Nidelv IL
- Full name: Nidelv IL
- Founded: 19 October 1930
- Ground: Tempe stadion, Trondheim
- League: Fifth Division
| Home colours |

= Nidelv IL =

Norwegian sports club

Nidelv Idrettslag is a Norwegian sports club from Trondheim, Sør-Trøndelag. It has sections for association football, team handball, floorball, track and field, weightlifting and Nordic skiing. Nidelv IL ski also owns, and organises the annual Nardorennet and football organises the Nidelv Cup every autumn. The sports team also has its own salmon dam in Nidelva.

== History ==
The team is an amalgamation of the sports teams Nidarvoll AIL, founded on 15 November 1934, and Tempe IL, founded on 19 October 1930. The teams were merged into Nidelv IL in 1952.

In 1936, the Bjørnåsen ski jump was built, with a critical point of 40 meters. The hill record was 52.5 metres. After the World War II, Nidelv IL was able to buy Tempebanen from the municipality.

In 1946, a motorcycle speedway track was located around the pitch and it hosted the final of the Norwegian Individual Speedway Championship.

In 1991, the women's handball team moved up to 1 division.

In 1998, the athletics department took over the Trondheim Marathon, which was started in 1969, under the name Studentmaraton, which was organised by the students at NTH. Changed name to Trondheim Marathon In 1982. When athletics took over the race, the extra name Thorleif Rekkebo's memory run was added for a few years. Today, Nidelv IL athletics and skiing owns the Trondheim Marathon brand, which they organize together with Bedriftsidretten Midt-Norge Sør. Norway's oldest Marathon race.
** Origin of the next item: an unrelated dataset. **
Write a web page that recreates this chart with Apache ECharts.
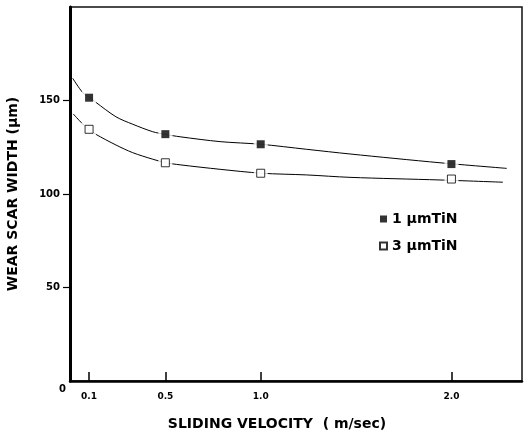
<!DOCTYPE html>
<html>
<head>
<meta charset="utf-8">
<script src="https://cdn.jsdelivr.net/npm/echarts@6/dist/echarts.min.js"></script>
<style>
  html, body { margin: 0; padding: 0; background: #fff; }
  #chart { width: 524px; height: 438px; }
</style>
</head>
<body>
<div id="chart"></div>
<script>
// measured points
var velocity = [0.1, 0.5, 1.0, 2.0];
var width1 = [151.5, 132, 126.6, 116];
var width3 = [134.6, 116.7, 111.1, 108];

// fitted curves
var fitX1 = [0.014, 0.067, 0.105, 0.136, 0.241, 0.329, 0.434, 0.498, 0.577, 0.787, 1.0, 1.241, 1.468, 1.94, 2.29];
var fitY1 = [161.9, 154.2, 151.5, 149, 141.3, 137.3, 133.3, 131.9, 130.6, 128, 126.6, 123.9, 121.4, 116.7, 113.7];
var fitX3 = [0.017, 0.063, 0.098, 0.136, 0.241, 0.329, 0.434, 0.503, 0.577, 0.787, 1.005, 1.241, 1.468, 1.94, 2.27];
var fitY3 = [142.8, 137.8, 134.6, 131.9, 126.2, 122.1, 118.6, 116.7, 115.6, 113.2, 111.1, 110.2, 108.9, 107.5, 106.3];

var xTicks = [0.1, 0.5, 1.0, 2.0];
var yTicks = [50, 100, 150];

var names = ['1 µmTiN', '3 µmTiN'];

function pairs(xs, ys) {
    return xs.map(function (x, i) { return [x, ys[i]]; });
}

var chart = echarts.init(document.getElementById('chart'), null, { renderer: 'canvas' });
var font = 'DejaVu Sans';

var option = {
    backgroundColor: '#fff',
    animation: false,
    textStyle: { fontFamily: font, color: '#000' },
    grid: {
        left: 70, right: 2, top: 7, bottom: 57,
        outerBoundsMode: 'none',
        show: true, borderColor: '#111', borderWidth: 1.5
    },
    legend: {
        orient: 'vertical',
        left: 374, top: 207,
        itemWidth: 7, itemHeight: 7,
        itemGap: 13,
        data: [
            { name: names[0], icon: 'rect' },
            { name: names[1], icon: 'rect' }
        ],
        textStyle: { fontFamily: font, fontWeight: 'bold', fontSize: 14, color: '#000' }
    },
    xAxis: {
        type: 'value',
        min: 0, max: 2.37,
        name: 'SLIDING VELOCITY  ( m/sec)',
        nameLocation: 'middle',
        nameGap: 36,
        nameTextStyle: { fontFamily: font, fontWeight: 'bold', fontSize: 14, color: '#000', padding: [0, 38, 0, 0] },
        splitLine: { show: false },
        axisLine: { lineStyle: { color: '#000', width: 2.5 } },
        axisTick: { inside: true, length: 9, customValues: xTicks, lineStyle: { color: '#000', width: 1.5 } },
        axisLabel: {
            customValues: [0].concat(xTicks),
            margin: 3,
            formatter: function (v) {
                return v === 0 ? '{o|0}' : '{t|' + v.toFixed(1) + '}';
            },
            rich: {
                o: { fontFamily: font, fontWeight: 'bold', fontSize: 10, color: '#000', lineHeight: 10, width: 22, align: 'left' },
                t: { fontFamily: font, fontWeight: 'bold', fontSize: 9, color: '#000', lineHeight: 26 }
            }
        }
    },
    yAxis: {
        type: 'value',
        min: 0, max: 200,
        name: 'WEAR SCAR WIDTH (µm)',
        nameLocation: 'middle',
        nameGap: 50,
        nameTextStyle: { fontFamily: font, fontWeight: 'bold', fontSize: 14, color: '#000' },
        splitLine: { show: false },
        axisLine: { lineStyle: { color: '#000', width: 3 } },
        axisTick: { length: 7, customValues: yTicks, lineStyle: { color: '#000', width: 1.2 } },
        axisLabel: { customValues: yTicks, margin: 10, fontFamily: font, fontWeight: 'bold', fontSize: 10, color: '#000' }
    },
    series: [
        {
            type: 'line', data: pairs(fitX1, fitY1), smooth: 0.3,
            showSymbol: false, symbol: 'none', silent: true, z: 2,
            lineStyle: { color: '#000', width: 1 }
        },
        {
            type: 'line', data: pairs(fitX3, fitY3), smooth: 0.3,
            showSymbol: false, symbol: 'none', silent: true, z: 2,
            lineStyle: { color: '#000', width: 1 }
        },
        // white halos that break the curve around each marker
        {
            type: 'scatter', data: pairs(velocity, width1), symbol: 'rect', symbolSize: 14,
            itemStyle: { color: '#fff' }, silent: true, z: 3
        },
        {
            type: 'scatter', data: pairs(velocity, width3), symbol: 'rect', symbolSize: 14,
            itemStyle: { color: '#fff' }, silent: true, z: 3
        },
        {
            name: names[0], type: 'scatter', data: pairs(velocity, width1), symbol: 'rect', symbolSize: 8,
            itemStyle: { color: '#000' }, z: 4
        },
        {
            name: names[1], type: 'scatter', data: pairs(velocity, width3), symbol: 'rect', symbolSize: 8,
            itemStyle: { color: '#fff', borderColor: '#000', borderWidth: 1 }, z: 4
        }
    ]
};

chart.setOption(option);
window.addEventListener('resize', function () {
    chart.resize();
});
</script>
</body>
</html>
Nidelv's senior team for men in football plays at level 6 in the 5. division (2011) after two consecutive relegations since 2009. And Nidelv's women's team plays in the 4th division. The men's team played at the second highest level, which was then called the 2nd division, in 2. division football for men in 1964, 1965, 1966 and 1967.

Nidelv IL Senior men moved up to the 4th division after the 2022 season. Nidelv IL women continue one more season in the 4th division after a not so good start-up season. Nidelv IL also has two youth teams in J17 and Gutter 16 in the 2022 season where both teams played in the 1st division. Nineteen girls 17 won their 1st division in the autumn and thus played KM (district championship final) and came second.

The athletics department will organise NM athletics in 2026 at Øya stadium, better known as (Trondheim Stadium) together with Trondheim Friidrett and Ranheim Idrettslag.

== Notable athletes ==
- Anne Marie Woldseth Schølberg, athlete who won the King's Cup in athletics in 1953.
- Torleif Rekkebo, marathon runner who completed 266 marathons, which was a record for a Norwegian that stood until 2005.
- Lars Vikan Rise, ten-time champion who has NM gold from 2013 and 2014. Inne still has several club records for Nidelv IL athletics.

==Notable football players==
- Harald Sunde Rosenborg Ballklub and Racing Mechelen. Several international matches for age-specific national teams and A national teams. Played in the second division for Nidelv when he made his debut in the A-National team. Stepped down as a playing coach in Orkanger IF Fotball before he again made a comeback in Rosenborg in 1977 and retired in 1979 after only playing 5 games that season.
- Rune Bratseth, Rosenborg Ballklub, SV Werder Bremen and the national team. Was captain both at Werder Bremen and the national team. Quit in 1995. But after quitting, Alex Ferguson tried to lure him to Manchester United for a comeback. Has also turned down AS Roma and Tottenham Hotspur FC Rune was also a talent in athletics, on 11/02/1982 he set a new club record for height without running at 1.54 m which stood until 11/03/2005 when Vikan Rise beat it by 1 cm, with a height of 1.55 m.
- Randi Leinan who was a talent in athletics, but became better known as a great scorer for Trondheims-Ørn, now better known as Rosenborg Ballklub Kvinner and world champion with the national team in 1995.
- Simen Wangberg who has played for Rosenborg Ballklub, Sportsklubben Brann, Tromsø Idrettslag and Stabæk Football. Also has several matches for age-specific national teams.
- Erling Næss, footballer who played in Nidelv until he made his debut for Rosenborg Ballklub 31.08.1968 played a total of 201 games for Rosenborg, was also captain and an important player for Rosenborg in the last years of his career.
- Trond Børge Henriksen who played in Nidelv until he went to Rosenborg Ballklub from the 1983 season. He got 193 games, 10 goals and 29 yellow cards, which is a club record. Also played 6 games for Strindheim Football in the 1994 season. 4 games U16 National team seasons 1979–80. Has been a coach in the Rosenborg system since 2006, also temporary head coach.